- Stated problem
Lines containing the word "size" should be extracted in full.

- Supplied data
>>>>
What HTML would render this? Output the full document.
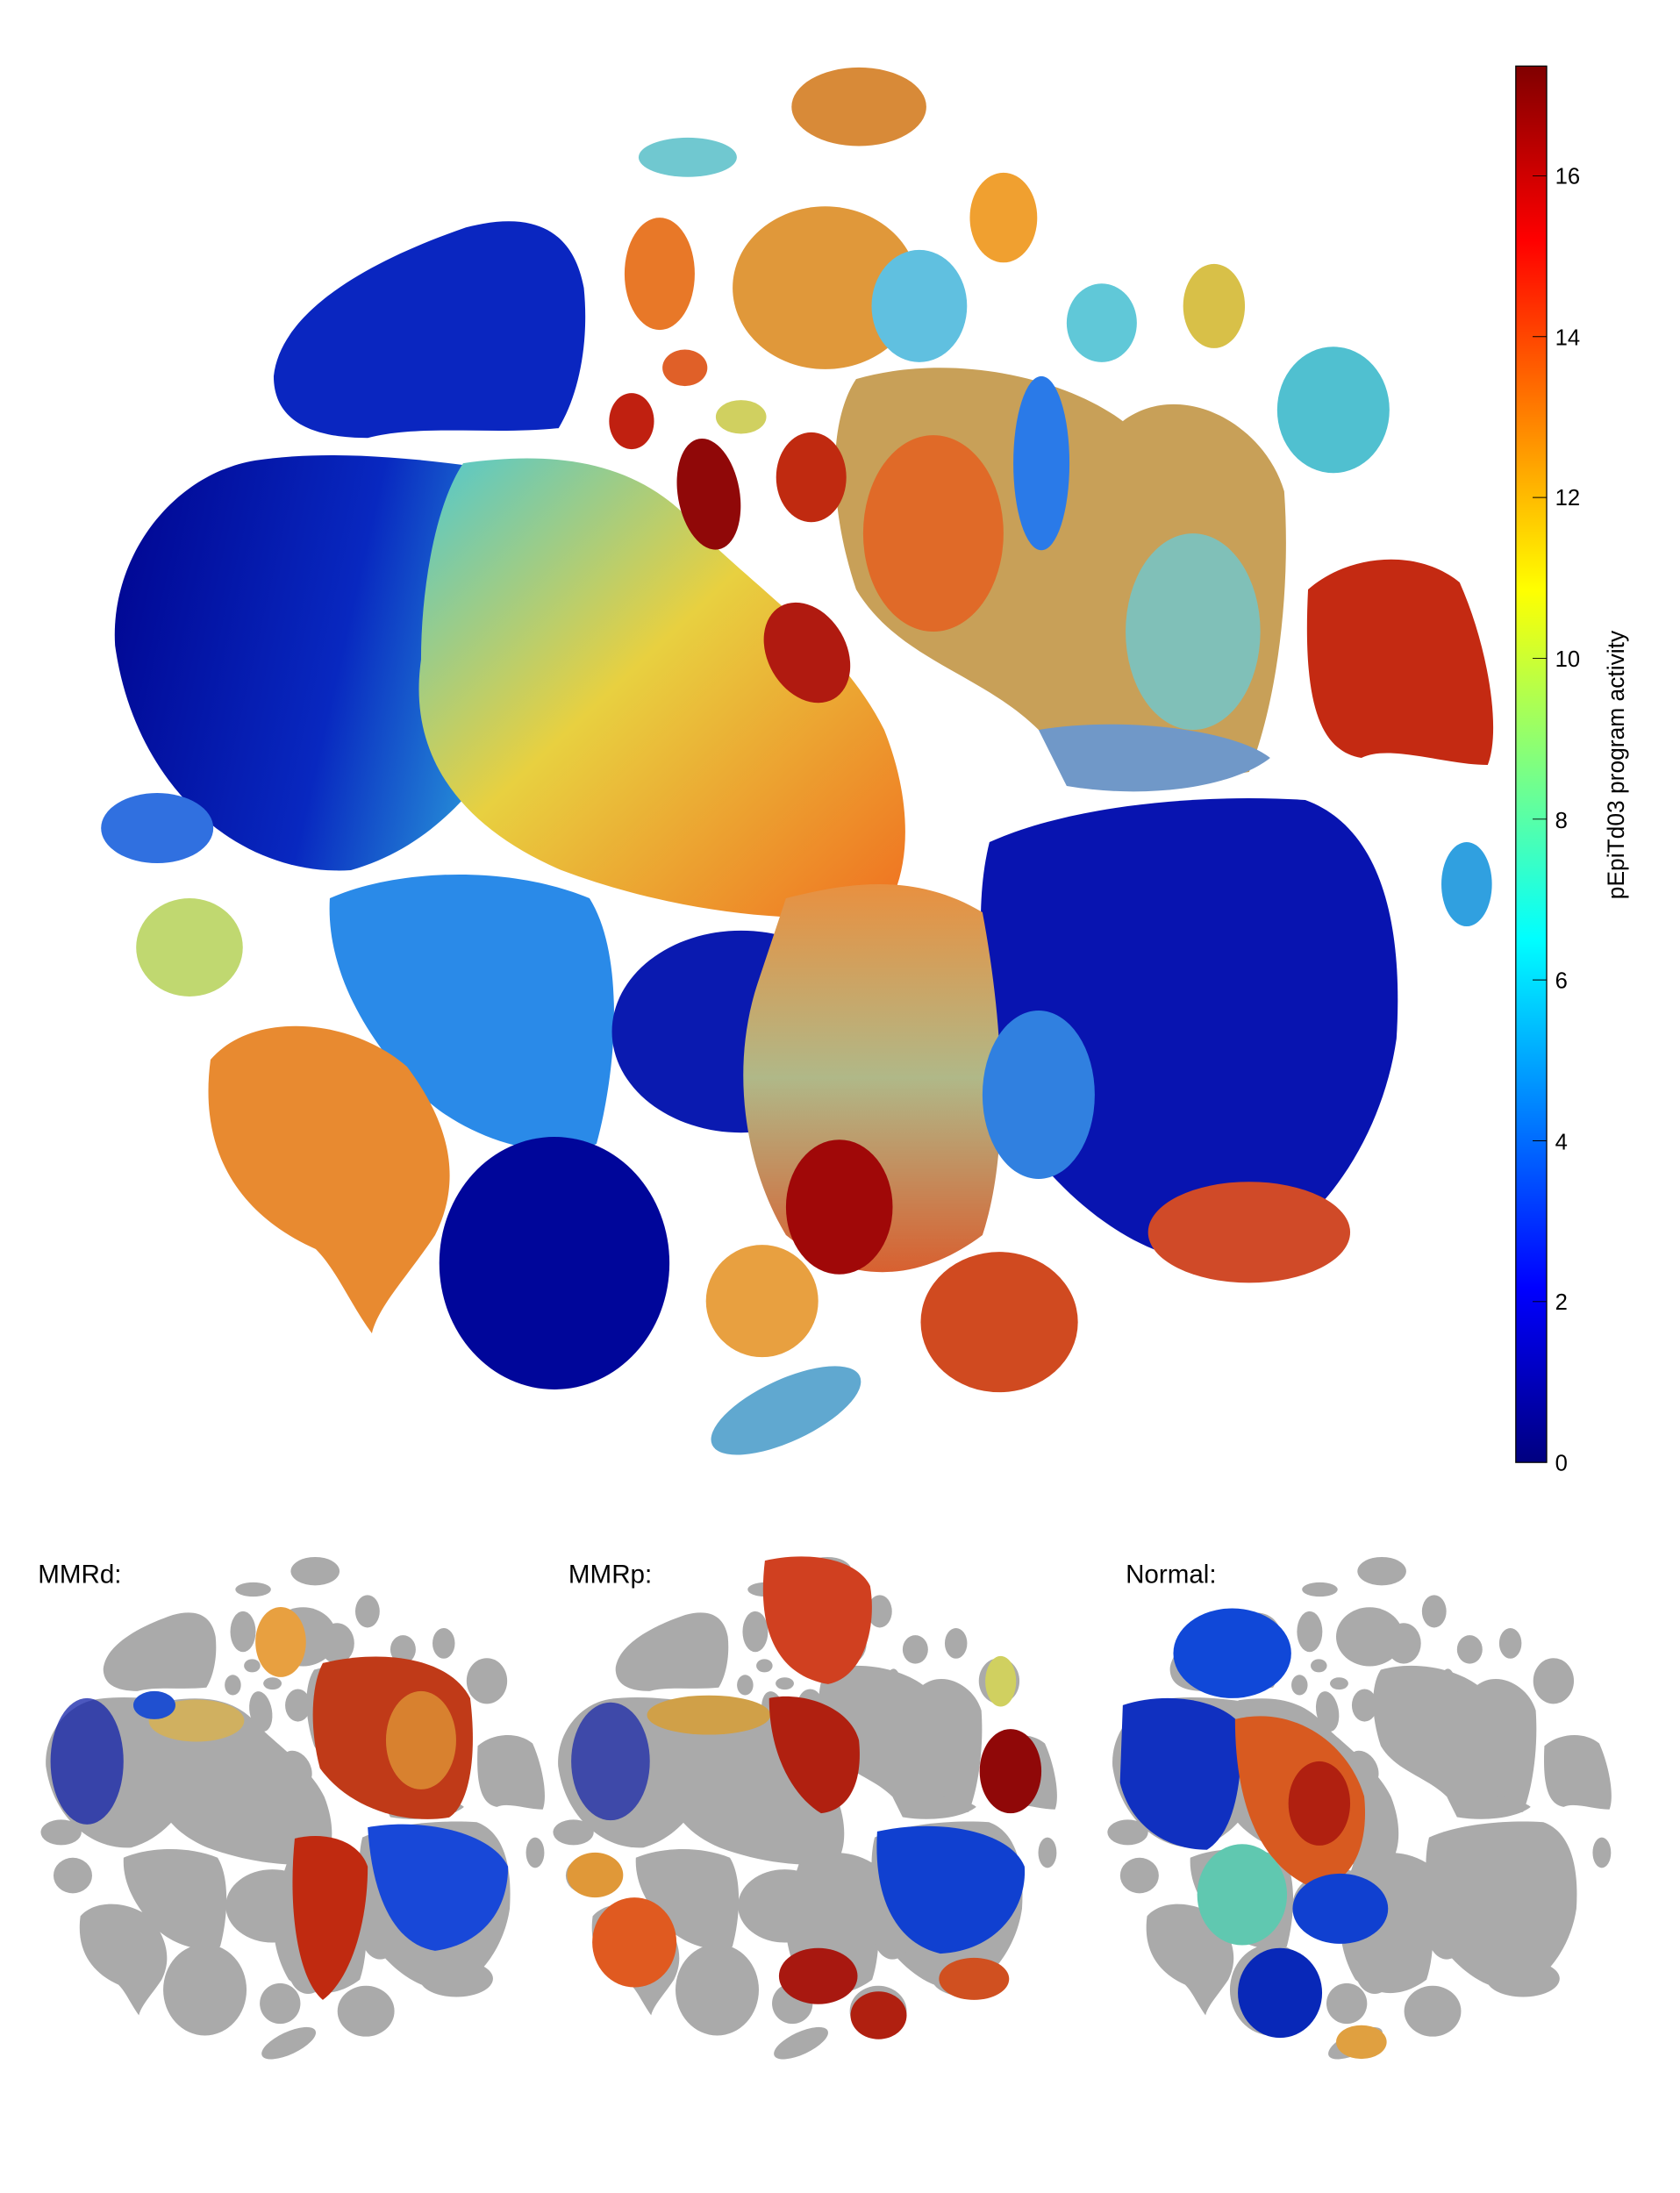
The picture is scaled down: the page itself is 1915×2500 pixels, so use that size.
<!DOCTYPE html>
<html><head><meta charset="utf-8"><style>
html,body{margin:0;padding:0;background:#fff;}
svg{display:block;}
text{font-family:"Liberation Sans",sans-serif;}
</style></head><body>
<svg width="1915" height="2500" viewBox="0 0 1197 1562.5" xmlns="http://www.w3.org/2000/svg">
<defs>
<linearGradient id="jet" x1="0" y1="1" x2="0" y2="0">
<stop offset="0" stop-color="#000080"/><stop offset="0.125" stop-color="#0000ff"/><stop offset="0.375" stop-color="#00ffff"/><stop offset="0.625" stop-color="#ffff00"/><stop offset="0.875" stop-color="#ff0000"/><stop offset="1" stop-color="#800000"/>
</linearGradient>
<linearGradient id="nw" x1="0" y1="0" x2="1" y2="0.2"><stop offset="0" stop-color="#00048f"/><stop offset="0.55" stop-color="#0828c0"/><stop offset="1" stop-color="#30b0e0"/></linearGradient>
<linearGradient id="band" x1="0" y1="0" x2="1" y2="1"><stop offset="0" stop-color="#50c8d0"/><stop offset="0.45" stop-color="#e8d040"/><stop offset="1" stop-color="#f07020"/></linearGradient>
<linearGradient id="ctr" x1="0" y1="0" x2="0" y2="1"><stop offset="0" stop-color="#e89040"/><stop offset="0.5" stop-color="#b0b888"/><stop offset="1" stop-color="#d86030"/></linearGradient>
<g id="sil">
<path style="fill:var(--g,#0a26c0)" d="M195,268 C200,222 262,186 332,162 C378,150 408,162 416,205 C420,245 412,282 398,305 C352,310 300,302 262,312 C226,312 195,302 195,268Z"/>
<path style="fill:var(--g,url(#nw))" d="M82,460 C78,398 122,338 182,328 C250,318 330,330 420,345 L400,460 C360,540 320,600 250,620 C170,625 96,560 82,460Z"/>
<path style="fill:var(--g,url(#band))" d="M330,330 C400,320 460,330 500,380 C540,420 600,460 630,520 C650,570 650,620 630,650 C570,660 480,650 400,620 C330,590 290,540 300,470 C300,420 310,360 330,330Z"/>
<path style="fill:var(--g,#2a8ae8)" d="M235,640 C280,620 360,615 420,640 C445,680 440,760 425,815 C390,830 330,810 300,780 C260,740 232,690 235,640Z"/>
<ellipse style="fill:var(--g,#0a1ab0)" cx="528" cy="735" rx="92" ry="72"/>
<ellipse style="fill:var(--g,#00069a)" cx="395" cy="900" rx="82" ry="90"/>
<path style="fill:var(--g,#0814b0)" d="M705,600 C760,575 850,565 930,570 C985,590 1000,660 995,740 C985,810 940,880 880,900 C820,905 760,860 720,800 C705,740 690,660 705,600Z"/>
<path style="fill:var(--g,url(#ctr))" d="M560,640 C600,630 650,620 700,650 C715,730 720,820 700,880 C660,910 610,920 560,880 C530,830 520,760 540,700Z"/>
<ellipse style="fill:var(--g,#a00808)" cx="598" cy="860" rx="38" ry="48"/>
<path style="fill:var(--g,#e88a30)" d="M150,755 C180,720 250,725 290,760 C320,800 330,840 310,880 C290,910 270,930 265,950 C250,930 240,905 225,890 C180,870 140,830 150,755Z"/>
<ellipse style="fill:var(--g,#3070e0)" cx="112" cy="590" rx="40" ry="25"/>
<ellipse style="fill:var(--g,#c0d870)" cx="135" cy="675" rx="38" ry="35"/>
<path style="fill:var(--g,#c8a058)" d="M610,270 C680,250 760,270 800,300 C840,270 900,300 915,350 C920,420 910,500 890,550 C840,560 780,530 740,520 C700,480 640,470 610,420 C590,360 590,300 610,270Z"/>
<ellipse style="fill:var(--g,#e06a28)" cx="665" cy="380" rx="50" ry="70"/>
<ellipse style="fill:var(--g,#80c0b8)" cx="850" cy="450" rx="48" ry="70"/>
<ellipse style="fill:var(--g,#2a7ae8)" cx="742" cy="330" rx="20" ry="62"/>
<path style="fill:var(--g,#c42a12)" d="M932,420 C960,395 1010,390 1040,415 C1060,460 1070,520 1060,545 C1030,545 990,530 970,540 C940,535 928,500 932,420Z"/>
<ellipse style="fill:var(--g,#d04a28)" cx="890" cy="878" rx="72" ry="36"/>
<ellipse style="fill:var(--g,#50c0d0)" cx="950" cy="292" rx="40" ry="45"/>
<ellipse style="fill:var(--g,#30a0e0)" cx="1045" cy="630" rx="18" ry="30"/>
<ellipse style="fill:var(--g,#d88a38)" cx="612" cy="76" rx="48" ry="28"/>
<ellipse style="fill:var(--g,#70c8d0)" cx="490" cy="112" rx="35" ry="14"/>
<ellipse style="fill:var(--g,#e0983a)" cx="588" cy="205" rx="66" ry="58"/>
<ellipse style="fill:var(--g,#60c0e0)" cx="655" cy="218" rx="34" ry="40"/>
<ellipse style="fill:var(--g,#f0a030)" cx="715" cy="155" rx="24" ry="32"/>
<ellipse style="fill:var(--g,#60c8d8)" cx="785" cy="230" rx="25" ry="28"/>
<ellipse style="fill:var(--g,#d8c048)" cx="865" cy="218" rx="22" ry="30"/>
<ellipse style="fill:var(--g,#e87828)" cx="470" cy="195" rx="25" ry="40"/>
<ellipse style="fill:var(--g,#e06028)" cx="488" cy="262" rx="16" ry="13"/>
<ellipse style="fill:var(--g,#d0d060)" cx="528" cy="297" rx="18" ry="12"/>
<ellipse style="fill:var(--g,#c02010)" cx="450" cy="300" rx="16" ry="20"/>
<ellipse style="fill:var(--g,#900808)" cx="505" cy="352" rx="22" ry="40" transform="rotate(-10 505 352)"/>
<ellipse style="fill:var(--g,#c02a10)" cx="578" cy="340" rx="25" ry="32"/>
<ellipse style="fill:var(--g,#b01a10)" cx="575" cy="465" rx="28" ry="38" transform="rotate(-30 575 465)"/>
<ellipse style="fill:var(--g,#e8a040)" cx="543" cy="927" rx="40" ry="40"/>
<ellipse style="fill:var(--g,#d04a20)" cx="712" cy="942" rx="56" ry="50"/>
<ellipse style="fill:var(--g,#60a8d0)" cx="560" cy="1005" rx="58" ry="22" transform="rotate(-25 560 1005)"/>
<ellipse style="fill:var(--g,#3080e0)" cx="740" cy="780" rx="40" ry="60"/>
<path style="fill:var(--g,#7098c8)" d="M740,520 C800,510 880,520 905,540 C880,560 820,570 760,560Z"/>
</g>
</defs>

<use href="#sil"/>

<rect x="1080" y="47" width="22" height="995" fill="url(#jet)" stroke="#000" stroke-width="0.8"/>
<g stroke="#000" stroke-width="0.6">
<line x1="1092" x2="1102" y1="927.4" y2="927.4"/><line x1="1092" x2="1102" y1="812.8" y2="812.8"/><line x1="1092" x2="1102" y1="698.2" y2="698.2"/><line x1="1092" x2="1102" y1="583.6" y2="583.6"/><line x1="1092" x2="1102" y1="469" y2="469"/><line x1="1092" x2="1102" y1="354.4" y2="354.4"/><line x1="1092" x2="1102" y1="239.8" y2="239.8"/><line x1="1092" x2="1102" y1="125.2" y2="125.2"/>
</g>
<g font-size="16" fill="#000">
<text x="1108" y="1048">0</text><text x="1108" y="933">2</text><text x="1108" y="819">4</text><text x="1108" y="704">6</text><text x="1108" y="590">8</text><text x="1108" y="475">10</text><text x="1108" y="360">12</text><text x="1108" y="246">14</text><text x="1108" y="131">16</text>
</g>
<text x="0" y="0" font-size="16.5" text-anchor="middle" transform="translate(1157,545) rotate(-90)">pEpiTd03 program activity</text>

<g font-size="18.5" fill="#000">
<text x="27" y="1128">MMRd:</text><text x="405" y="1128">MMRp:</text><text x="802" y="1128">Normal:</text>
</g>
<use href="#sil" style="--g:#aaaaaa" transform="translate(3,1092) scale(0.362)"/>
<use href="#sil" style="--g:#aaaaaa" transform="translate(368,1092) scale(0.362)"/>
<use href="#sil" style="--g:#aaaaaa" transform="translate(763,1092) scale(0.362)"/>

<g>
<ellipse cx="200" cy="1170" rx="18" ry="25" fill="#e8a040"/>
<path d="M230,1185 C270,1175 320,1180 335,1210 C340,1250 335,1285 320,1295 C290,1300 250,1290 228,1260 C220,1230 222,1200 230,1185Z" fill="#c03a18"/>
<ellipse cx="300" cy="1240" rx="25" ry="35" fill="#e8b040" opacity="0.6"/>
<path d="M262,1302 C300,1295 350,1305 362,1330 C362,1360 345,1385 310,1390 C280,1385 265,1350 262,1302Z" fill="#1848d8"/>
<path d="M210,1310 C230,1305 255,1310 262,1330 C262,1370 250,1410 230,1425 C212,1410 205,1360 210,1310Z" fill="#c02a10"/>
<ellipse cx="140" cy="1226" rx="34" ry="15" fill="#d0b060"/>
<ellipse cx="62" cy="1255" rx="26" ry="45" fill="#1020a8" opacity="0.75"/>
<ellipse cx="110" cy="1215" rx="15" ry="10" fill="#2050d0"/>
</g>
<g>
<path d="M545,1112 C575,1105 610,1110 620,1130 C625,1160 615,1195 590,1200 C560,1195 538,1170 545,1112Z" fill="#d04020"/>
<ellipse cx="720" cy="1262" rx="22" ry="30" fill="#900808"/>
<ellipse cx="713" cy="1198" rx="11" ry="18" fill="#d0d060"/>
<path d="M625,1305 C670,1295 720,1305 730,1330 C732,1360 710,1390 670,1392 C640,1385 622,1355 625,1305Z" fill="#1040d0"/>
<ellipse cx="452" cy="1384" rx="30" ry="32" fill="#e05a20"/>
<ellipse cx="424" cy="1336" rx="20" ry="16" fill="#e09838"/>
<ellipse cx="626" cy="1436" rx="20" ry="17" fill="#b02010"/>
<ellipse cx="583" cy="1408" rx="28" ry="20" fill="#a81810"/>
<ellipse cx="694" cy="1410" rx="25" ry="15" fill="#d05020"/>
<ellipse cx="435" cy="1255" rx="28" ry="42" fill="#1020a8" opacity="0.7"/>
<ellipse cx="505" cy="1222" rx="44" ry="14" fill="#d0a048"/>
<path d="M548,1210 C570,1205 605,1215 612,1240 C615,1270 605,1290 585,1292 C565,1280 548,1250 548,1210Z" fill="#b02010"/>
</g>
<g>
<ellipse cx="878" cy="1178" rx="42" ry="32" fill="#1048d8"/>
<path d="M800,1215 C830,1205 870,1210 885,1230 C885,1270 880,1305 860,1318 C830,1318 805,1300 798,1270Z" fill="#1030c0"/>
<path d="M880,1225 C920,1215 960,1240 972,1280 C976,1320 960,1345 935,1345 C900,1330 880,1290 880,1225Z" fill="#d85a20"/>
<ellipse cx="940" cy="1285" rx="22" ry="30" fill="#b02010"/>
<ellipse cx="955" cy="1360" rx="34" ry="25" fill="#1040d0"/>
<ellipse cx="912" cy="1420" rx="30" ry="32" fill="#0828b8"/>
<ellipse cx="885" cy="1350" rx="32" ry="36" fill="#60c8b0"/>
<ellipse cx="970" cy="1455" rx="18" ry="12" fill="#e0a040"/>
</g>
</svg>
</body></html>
<<<<
- Solution to the problem
The picture is scaled down: the page itself is 1915×2500 pixels, so use that size.
<g font-size="16" fill="#000">
<text x="0" y="0" font-size="16.5" text-anchor="middle" transform="translate(1157,545) rotate(-90)">pEpiTd03 program activity</text>
<g font-size="18.5" fill="#000">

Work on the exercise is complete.